Words by Abby Kearney
A few years ago, Portico Quartet played in Cambridge venue ‘The Junction’. Their peculiarly compelling and innovative marriage of experimental jazz and electronica induced great optimism and enthusiasm in the audience about ‘the state of music’ in the UK. Conversations after the show focused on PQ’s unusual manipulation of the bass guitar with a bow, and the growing influence of techno in their work, and everything felt pretty exciting and full of potential. Now, three years later, the quartet has become trio, ‘Portico’, who are continuing to pursue jazz fusion, and former hang-player Nick Mulvey, is now ‘Nick Mulvey’, folk inspired singer-songwriter.
The path has so far has been smooth for Mulvey; a Mercury Prize nomination for First Mind, his first album, and tonight a full Albert Hall, where audience members sit and stand tightly wedged together. On stage, the variety of instruments speak of Mulvey’s myriad influences. The hang is there, and a cello, a ukulele, keyboards and enough guitars that Mulvey can change each song. I know, because it is widely publicised, that Mulvey studied Cuban music in Havana, ethno musicology at SOAS, once had a Congolese guitar teacher and regularly enjoys North African trance. And so I was intrigued how he would reconcile his eclectic history, his former role in Portico Quartet and his new folk based direction.

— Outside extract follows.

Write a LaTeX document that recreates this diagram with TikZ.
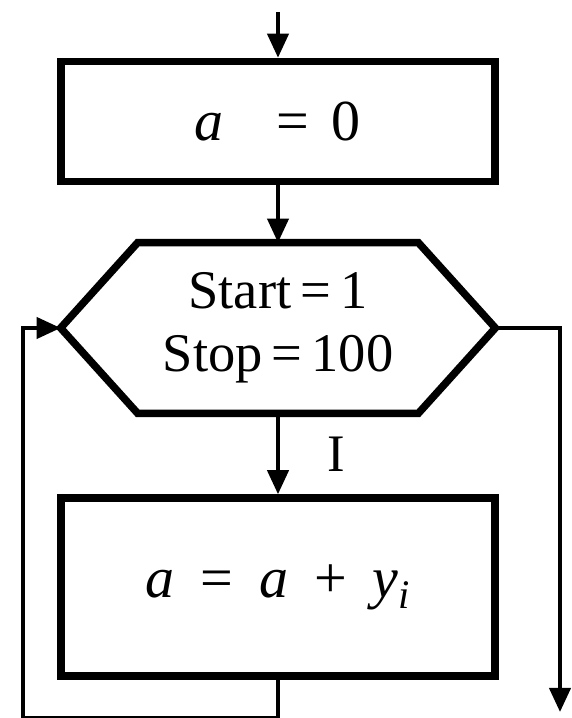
\documentclass[tikz,border=0pt]{standalone}
\usepackage{fontspec}
\setmainfont{Liberation Serif}
\usetikzlibrary{arrows.meta, positioning, calc}
\tikzset{
  box/.style={draw, line width=0.15cm, minimum width=8.68cm, inner sep=0pt,
              font=\fontsize{33}{38}\selectfont},
  hexbox/.style={minimum width=8.68cm, minimum height=3.4cm, inner sep=0pt, align=center,
                 font=\fontsize{31}{36}\selectfont},
  hexline/.style={line width=0.15cm, line join=miter},
  flow/.style={-{Triangle[length=0.48cm, width=0.42cm]}, line width=0.08cm},
  lbl/.style={inner sep=0pt, font=\fontsize{30}{36}\selectfont},
}
\begin{document}
\begin{tikzpicture}
\useasboundingbox (0,0) rectangle (11.42,14.36);
% entry point
\coordinate (in) at (5.56,14.12);
\node[box, minimum height=2.4cm] (init) at (5.56,11.93) {\textit{a}\hspace{0.9em}=\hspace{0.4em}0\hspace{0.8em}};
\node[hexbox] (hex) at (5.56,7.8) {Start\,=\,1\\Stop\,=\,100};
\node[box, minimum height=3.56cm] (sum) at (5.56,2.62)
  {\textit{a}\hspace{0.45em}=\hspace{0.45em}\textit{a}\hspace{0.45em}+\hspace{0.45em}\textit{y}\textsubscript{\textit{i}}};
\coordinate (out) at (11.2,0.12);
% hexagon outline
\draw[hexline] (hex.west) -- ([xshift=1.54cm]hex.north west) -- ([xshift=-1.54cm]hex.north east)
  -- (hex.east) -- ([xshift=-1.54cm]hex.south east) -- ([xshift=1.54cm]hex.south west) -- cycle;
% connectors
\draw[flow] (in) -- (init.north);
\draw[flow] (init.south) -- (hex.north);
\draw[flow] (hex.south) -- node[lbl, right=0.95cm] (idx) {I} (sum.north);
\draw[flow] (sum.south) -- ++(0,-0.76) -| ([xshift=-0.76cm]hex.west) -- (hex.west);
\draw[flow] (hex.east) -| (out);
\end{tikzpicture}
\end{document}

It is quickly clear that Mulvey is very technically accomplished, a solid instrumentalist. In openers ‘Meet Me There’ and ‘Curucuru’ the audience is rendered still, admiring Mulvey’s skilled, lightning quick guitar plucking, occasionally emitting low ‘oohs’. The adjective most deployed in descriptions of Mulvey’s music is ‘lovely’, which is not inaccurate, his music is delivered with delicacy and care, it is restrained and hushed. He and the backing band gel well together, creating a rich, layered, pleasant resonance in the Hall.
Unfortunately, however lovely, it’s a bit sterile. He nods to the influences he has claimed for the album with the occasional guitar flourish, quirky keyboard manoeuvre, and Afro Cuban beat, but he doesn’t commit. There’s little invention, experimentation or spontaneity. Each piece is tight and self-contained, and they all sound very similar to one another. Mulvey has highlighted Nick Drake and John Martyn as lyrical influences, but there is little of their nuance, or raw bloody feeling. Instead, lots of lines that sound slightly parodic; ‘A little song about Glastonbury festival’, is how ‘I Don’t Want To Go Home’, is introduced. There’s also ‘Juramidam’ a song about drinking ‘whisky and wine’, and elsewhere, musings on a girl’s flowing hair and encounters by rivers and in meadows.
If Mulvey’s aesthetic of soft, reserved folk works for you, it was probably an enjoyable show. He performed his music with confidence and assurance and fairly flawlessly. But by its close I was tired of whispered, neat tales of love in natural, open environments, mention of the sea and other bodies of water, and reflections on nostalgia. Mulvey has the ability, the extensive, varied musical tradition, to create something exciting and memorable, but tonight it felt a little too safe, a little too reserved, a little too forgettable.